Greater Manchester Police nominated the cathedral car park as a rendezvous point for all the emergency services, but none of them used it, the inquiry was told.
The fire service decided the car park, less than half a mile from the arena, was too close to the attack, and sent its appliances to their own fire station in Phillips Park – three and a half miles away.
North West Ambulance Service sent paramedics to a different fire station, half a mile away in Thompson Street, and the police self-deployed straight to the arena.
As a result, the fire service turned up more than two hours after the attack and were not available to help carry the 38 casualties from the City Room foyer where the bomb went off.
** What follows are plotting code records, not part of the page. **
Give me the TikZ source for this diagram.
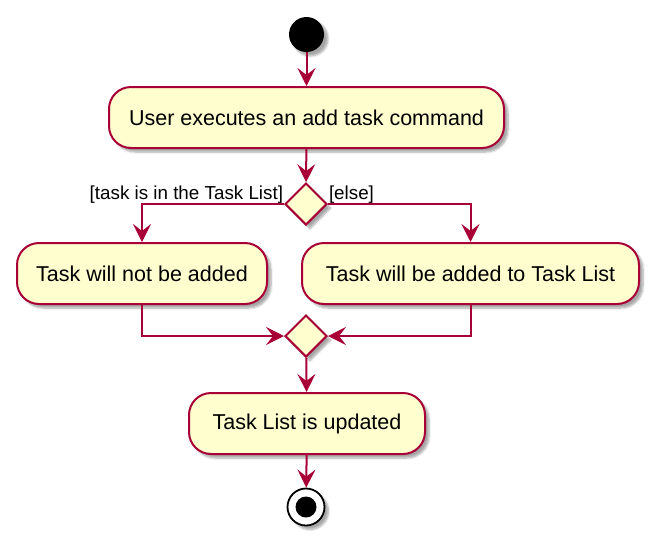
\documentclass[tikz,border=0pt]{standalone}
\usepackage{fontspec}
\setmainfont{Liberation Sans}
\usepackage{tikz}
\usetikzlibrary{shapes.geometric, arrows.meta, shadows.blur}

\definecolor{umlred}{HTML}{A80036}
\definecolor{umlfill}{HTML}{FEFECE}

\tikzset{
	umlshadow/.style={blur shadow={shadow xshift=4pt, shadow yshift=-4pt, shadow blur steps=6, shadow opacity=35}},
	action/.style={draw=umlred, fill=umlfill, line width=2pt, rounded corners=22pt, minimum height=61pt, inner sep=0pt, font=\fontsize{21.5}{26}\selectfont, umlshadow},
	branch/.style={diamond, draw=umlred, fill=umlfill, line width=2pt, minimum width=42pt, minimum height=42pt, inner sep=0pt, umlshadow},
	guard/.style={inner sep=0pt, font=\fontsize{18.8}{22}\selectfont},
	flow/.style={draw=umlred, line width=2pt, -{Stealth[length=18pt, width=18pt, inset=7pt]}},
	startdot/.style={circle, fill=black, minimum size=35pt, inner sep=0pt, umlshadow},
	stopdot/.style={circle, draw=black, fill=white, line width=1.8pt, minimum size=37pt, inner sep=0pt, umlshadow}
}

\begin{document}
\begin{tikzpicture}[x=1pt, y=-1pt]
		\useasboundingbox (0,0) rectangle (656,544);
		% nodes, in pixel positions
		\node[startdot] (start) at (306.5,34.5) {};
		\node[action, minimum width=395pt] (cmd) at (306.5,117.5) {User executes an add task command};
		\node[branch] (dec) at (306,204) {};
		\node[action, minimum width=250pt] (notadd) at (142,273.5) {Task will not be added};
		\node[action, minimum width=337pt] (added) at (470.5,273.5) {Task will be added to Task List};
		\node[branch] (merge) at (306,336) {};
		\node[action, minimum width=236pt] (updated) at (307,423.5) {Task List is updated};
		\node[stopdot] (stop) at (306,507) {};
		\fill (stop.center) circle (10.5pt);

		% flows
		\draw[flow] (start) -- (cmd);
		\draw[flow] (cmd) -- (dec);
		\draw[flow] (dec.west) -| node[guard, pos=0, anchor=south east] {[task is in the Task List]} (notadd);
		\draw[flow] (dec.east) -| node[guard, pos=0, anchor=south west] {[else]} (added);
		\draw[flow] (notadd.south) |- (merge.west);
		\draw[flow] (added.south) |- (merge.east);
		\draw[flow] (merge) -- (updated);
		\draw[flow] (updated) -- (stop);
	\end{tikzpicture}
\end{document}
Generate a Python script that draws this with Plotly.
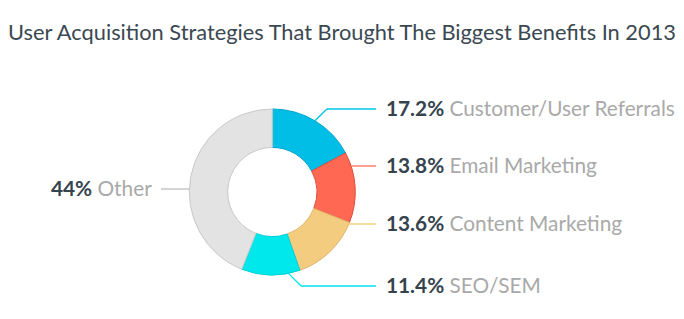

Sir John Saunders QC, chairman of the inquiry, said: “The [police] force duty officer said cathedral car park, as I understand no one went there at all.
“He was nominating it, he wasn’t asking for agreement. No one had the same rendezvous point and they did not attend the same point.
“It seems quite extraordinary. No one was agreeing anything.”
Ambulance paramedics only entered the station concourse to treat their first “priority one” casualty 46 minutes after the explosion, leading to questions over whether more victims could have been saved.
No one could get hold of the police force duty manager to resolve the issue because his phone line was engaged and the three services did not have a joint radio channel.
The problem with the radios was resolved during a 15-minute discussion a few days after the attack, John Cooper QC, for the victims’ families, told the inquiry.
The fire and rescue services have been in a nine-year dispute with the Fire Brigades Union over responding to terrorist attacks, the inquiry was told.
The effect of the dispute was that some firefighters had shown an “unwillingness to take part” in training because they did not consider that part of their role, according to the chairman of the National Fire Chiefs Council, Roy Wilsher.
Instead, each fire service relied on volunteers to be trained for specialist roles, going into a “warm zone” where terrorists could still be active.
In Manchester, the officer in charge was 21 miles away and got lost on the way into the city, arriving nearly an hour after the attack.
In February 2019, two years after the attack, Manchester’s specialist firefighters refused to undergo any more training and they are only due to return to duty on Thursday 1 April.
Mr Wilsher told the inquiry there should be a “single approach to risk”, but added: “If it is not safe to do so, firefighters should not put themselves in harm’s way and should withdraw from the scene.”